The findings don't surprise former Houston school board member Donald R. McAdams, who directs the Broad Institute for School Boards. The training program for new school board members is financed by the Los Angeles-based Broad Foundation, which supports coverage of leadership issues in Education Week.
"When you look at rural and suburban America, the communities have been fairly homogeneous, so the school boards haven't argued about fundamental value issues," Mr. McAdams said. "What you have in urban America are very diverse communities, where the values are not necessarily agreed upon, and these values are the ones that frequently underlie what the public sees as squabbling in urban boards."
The poll appears to confirm what some experts have seen in other recent studies: Contentious boards are out there, but are few and far between.
Thomas E. Glass, a University of Memphis education professor, has seen evidence of strife in his forthcoming examination of superintendent turnover—one indication of friction among a district's leaders. According to Mr. Glass, just 15 percent of districts in the United States replaced a superintendent in the 2000-01 school year. Based on survey responses from board presidents in 427 of those districts, though, he found that nearly two-thirds of them had gone through three or more superintendents over the past decade.
Does Size Matter?
In other words, he found, a very small number of districts are experiencing very high turnover among their top leaders.
"There is an identifiable group of districts with superintendents that turn over continually," he said. "And they are the districts that make the media stories, and create the impression that there is a crisis."
When it comes to stability at the top, however, Mr. Glass found that size doesn't seem to matter. Smaller districts were just as likely to be among the minority with high turnover as large ones.
Despite the finding that board races are more politicized in systems with more students, the National School Boards Association survey also suggests that turnover among board members varies little according to district size. About half the respondents, from districts of all sizes, said they had been on their boards for five years or less.
Across all kinds of districts, board members expressed similar worries—although those from larger systems were more anxious about teacher recruitment, while their counterparts in smaller districts focused more on improving educational technology. Balancing the needs of special education students with those of other children figured prominently among all of their concerns.

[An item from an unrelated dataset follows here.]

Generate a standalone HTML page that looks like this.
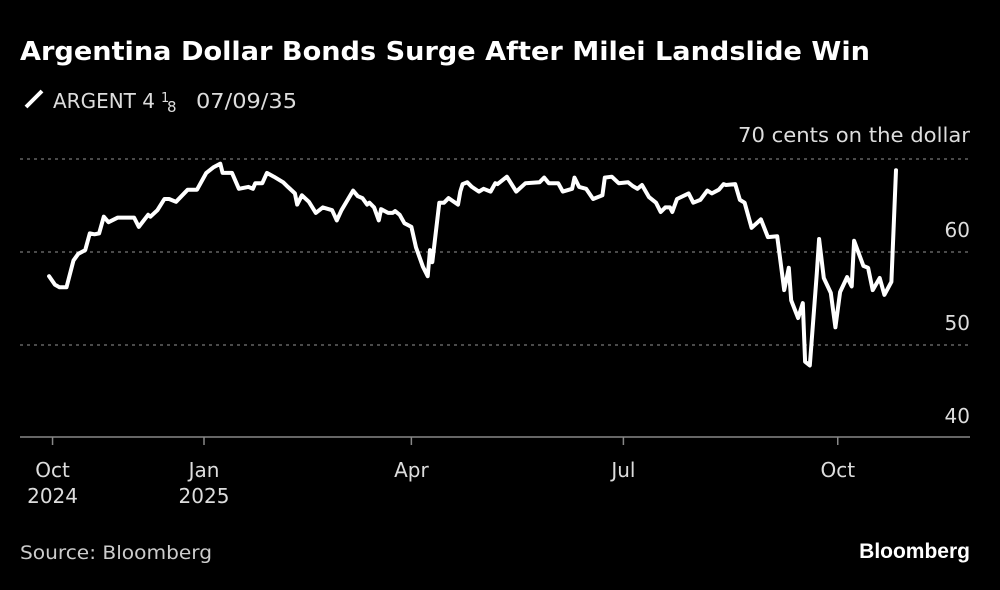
<!DOCTYPE html>
<html><head><meta charset="utf-8"><style>
html,body{margin:0;padding:0;background:#000;}
body{width:1000px;height:585px;overflow:hidden;font-family:"Liberation Sans","DejaVu Sans",sans-serif;color:#fff;}
</style></head><body>
<svg width="1000" height="585" viewBox="0 0 1000 585" id="svg">
<text x="20" y="60" font-size="26" font-weight="bold" fill="#fff" font-family="DejaVu Sans, sans-serif" textLength="850" lengthAdjust="spacingAndGlyphs">Argentina Dollar Bonds Surge After Milei Landslide Win</text>
<g>
<line x1="26" y1="107" x2="42" y2="91" stroke="#fff" stroke-width="4"/>
<text x="53" y="108" font-size="20" fill="#ddd" font-family="DejaVu Sans, sans-serif">ARGENT 4<tspan x="161" font-size="13" dy="-6">1</tspan><tspan x="167" font-size="15" dy="10">8</tspan><tspan x="196" dy="-4" textLength="101" lengthAdjust="spacingAndGlyphs">07/09/35</tspan></text>
</g>
<text x="970" y="142" font-size="20" fill="#ddd" text-anchor="end" font-family="DejaVu Sans, sans-serif" textLength="232" lengthAdjust="spacingAndGlyphs">70 cents on the dollar</text>
<g id="grid"></g><g id="xaxis"></g><g id="plot"></g>
<text x="20" y="559" font-size="19" fill="#ccc" font-family="DejaVu Sans, sans-serif" textLength="192" lengthAdjust="spacingAndGlyphs">Source: Bloomberg</text>
<text x="970" y="558" font-size="21" font-weight="bold" fill="#fff" text-anchor="end">Bloomberg</text>
</svg>
<script>
const days=[-66.5,-64,-62,-59,-56,-54,-51,-49,-47,-45,-43,-41,-37,-30,-28,-24,-23,-20,-17,-15,-12,-7,-3,1,4,7,8,12,15,19,21,22,25,27,30,34,36,39,40,42,45,48,51,55,57,59,64,66,68,70,71,73,75,76,79,81,82,84,86,89,91,94,96,97,98,101,103,105,109,110,111,113,115,118,120,123,125,126,130,134,138,144,146,148,152,154,158,159,161,164,167,171,172,175,178,182,184,186,188,191,194,196,198,200,201,203,208,210,213,216,218,221,223,224,228,230,232,235,239,242,246,249,251,252,255,257,258,260,263,264,266,269,271,273,276,278,279,283,285,287,290,292,295,297];
const values=[57.4,56.5,56.2,56.2,59.1,59.8,60.2,62.0,61.9,62.0,63.8,63.2,63.7,63.7,62.7,64.0,63.8,64.5,65.7,65.7,65.4,66.7,66.7,68.5,69.1,69.5,68.5,68.5,66.8,67.0,66.8,67.4,67.4,68.5,68.1,67.5,67.0,66.3,65.1,66.1,65.4,64.2,64.8,64.5,63.4,64.5,66.6,66.0,65.8,65.1,65.3,64.8,63.4,64.6,64.2,64.2,64.4,64.0,63.1,62.7,60.5,58.4,57.4,60.2,58.9,65.3,65.3,65.8,65.1,66.5,67.3,67.5,67.0,66.5,66.8,66.5,67.4,67.3,68.1,66.5,67.4,67.5,68.0,67.4,67.4,66.5,66.8,68.0,67.0,66.8,65.7,66.1,68.0,68.1,67.4,67.5,67.1,66.8,67.2,65.9,65.3,64.3,64.8,64.8,64.3,65.7,66.3,65.3,65.6,66.6,66.3,66.7,67.3,67.2,67.3,65.6,65.3,62.6,63.5,61.6,61.7,55.9,58.3,54.8,52.9,54.5,48.2,47.8,57.7,61.4,57.2,55.6,51.9,55.7,57.3,56.3,61.2,58.5,58.3,55.9,57.2,55.4,56.8,68.8];
const tickDays=[-65,0,89,180,272];
const tickTop=["Oct","Jan","Apr","Jul","Oct"];
const tickBottom=["2024","2025","","",""];
const yTicks=[40,50,60,70];
const yLabels=["40","50","60",""];
const X=d=>204+d*2.33;
const Y=v=>159+(70-v)*9.3;
const NS="http://www.w3.org/2000/svg";
function mk(tag,attrs,parent){const e=document.createElementNS(NS,tag);for(const k in attrs)e.setAttribute(k,attrs[k]);parent.appendChild(e);return e;}
const grid=document.getElementById('grid'),xa=document.getElementById('xaxis'),plot=document.getElementById('plot');
yTicks.forEach((v,i)=>{
 if(v>40){const l=mk('line',{x1:20,x2:970,y1:Y(v),y2:Y(v),stroke:'#777','stroke-width':1.2,'stroke-dasharray':'3,4'},grid);
 
 }
 if(yLabels[i]){const t=mk('text',{x:970,y:Y(v)-15,'font-size':20,fill:'#ddd','text-anchor':'end','font-family':'DejaVu Sans, sans-serif'},grid);t.textContent=yLabels[i];
 
 }
});
const ax=mk('line',{x1:20,x2:970,y1:437,y2:437,stroke:'#888','stroke-width':1.5},xa);


tickDays.forEach((d,i)=>{
 const tk=mk('line',{x1:X(d),x2:X(d),y1:437,y2:445,stroke:'#888','stroke-width':1.5},xa);
 
 
 const t=mk('text',{x:X(d),y:477,'font-size':20,fill:'#ddd','text-anchor':'middle','font-family':'DejaVu Sans, sans-serif'},xa);t.textContent=tickTop[i];
 
 
 if(tickBottom[i]){const t2=mk('text',{x:X(d),y:503,'font-size':20,fill:'#ddd','text-anchor':'middle','font-family':'DejaVu Sans, sans-serif'},xa);t2.textContent=tickBottom[i];
 
 }
});
const pts=days.map((d,i)=>X(d).toFixed(1)+','+Y(values[i]).toFixed(1)).join(' ');
const pl=mk('polyline',{points:pts,fill:'none',stroke:'#fff','stroke-width':4,'stroke-linejoin':'round','stroke-linecap':'round'},plot);


</script>
</body></html>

But when it came to their views of student achievement, Mr. Hess, the study's author, noted that the respondents sent mixed messages. Nearly three-quarters said the amount of time they spent on student-achievement issues had increased during their tenures. They also cited student performance as the top area in which they wanted more training for themselves.
At the same time, none of the topics offered as possible training areas gained the interest of even 25 percent of the respondents. Strategic planning, budget allocation, and community engagement were stressed nearly as much as student achievement.
Asked on which factors they judge the performance of the superintendent, 86 percent of the respondents ranked "relationship with school board" as very important, compared with 66 percent who said "student performance."